With current superb quality and good supply of West Australian cherry tomatoes, eggplant & pumpkin off our farms, what better way to enjoy all this healthy fresh produce with an alternative vegetarian version of the good old classic lasagne…..this is comfort food at its best, enjoy!
Vegetarian Four Cheese Lasagne
· 2 cups peeled and diced pumpkin
· 1 eggplant, sliced into 1 and a half cm rounds
· 2 punnets cherry tomatoes
· 1 pint ricotta cheese
· 250g crumbled feta cheese
· 2/3 cup pesto
· 2 eggs, beaten
· salt and pepper to taste
· 1 can tomato sauce
· fresh pasta sheets
· 1 1/3 cups shredded mozzarella cheese
· 1 cup grated Parmesan cheese
1. Preheat oven to 350 degrees F (175 degrees C).
2. Place pumpkin on a baking sheet and roast in oven until browned and tender, about 30 minutes. Meanwhile, grill eggplant on a charcoal grill or fry in a skillet, turning once, until charred and tender, 10 to 15 minutes. Place cherry tomatoes on a baking sheet in oven for last 15 minutes of pumpkin time; cook until tender and blistered.
3. In a medium bowl, stir together ricotta, feta, pesto, eggs, salt and pepper until well mixed. Fold roasted pumpkin into ricotta mixture.
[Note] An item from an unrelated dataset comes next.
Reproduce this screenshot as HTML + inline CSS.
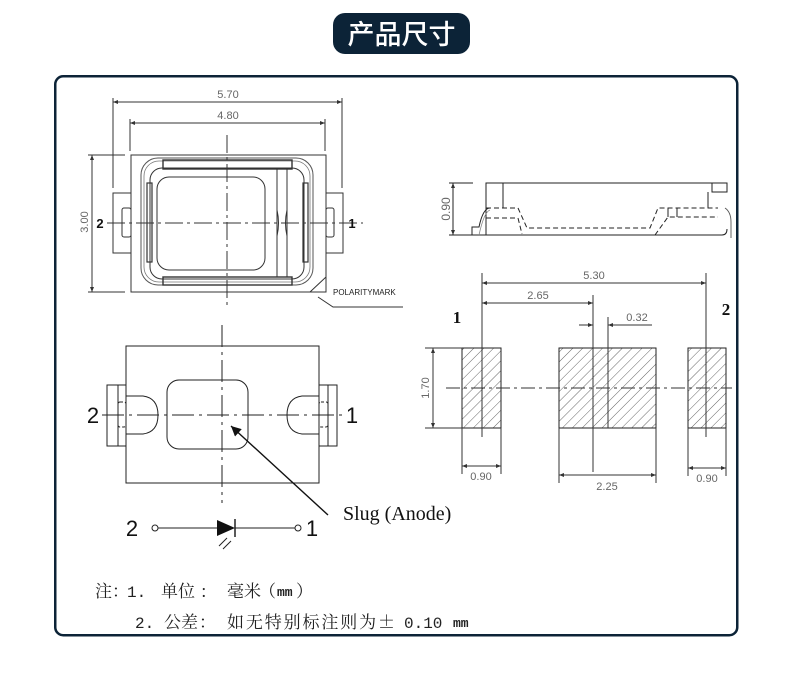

4. Spoon half of the tomato sauce into a 9 x 13 cm baking dish. Lay two pasta sheets over the sauce. Arrange a single layer of eggplant slices over pasta and top with half the ricotta mixture. Cover with two more pasta sheets. Arrange the roasted cherry tomatoes evenly over the sheets and spoon the remaining half the ricotta mixture over the tomatoes. Sprinkle with half the mozzarella. Top with remaining two sheets of pasta. Pour remaining tomato sauce over all and sprinkle with remaining mozzarella and Parmesan.
5. Bake in preheated oven 30 to 40 minutes, until golden and bubbly.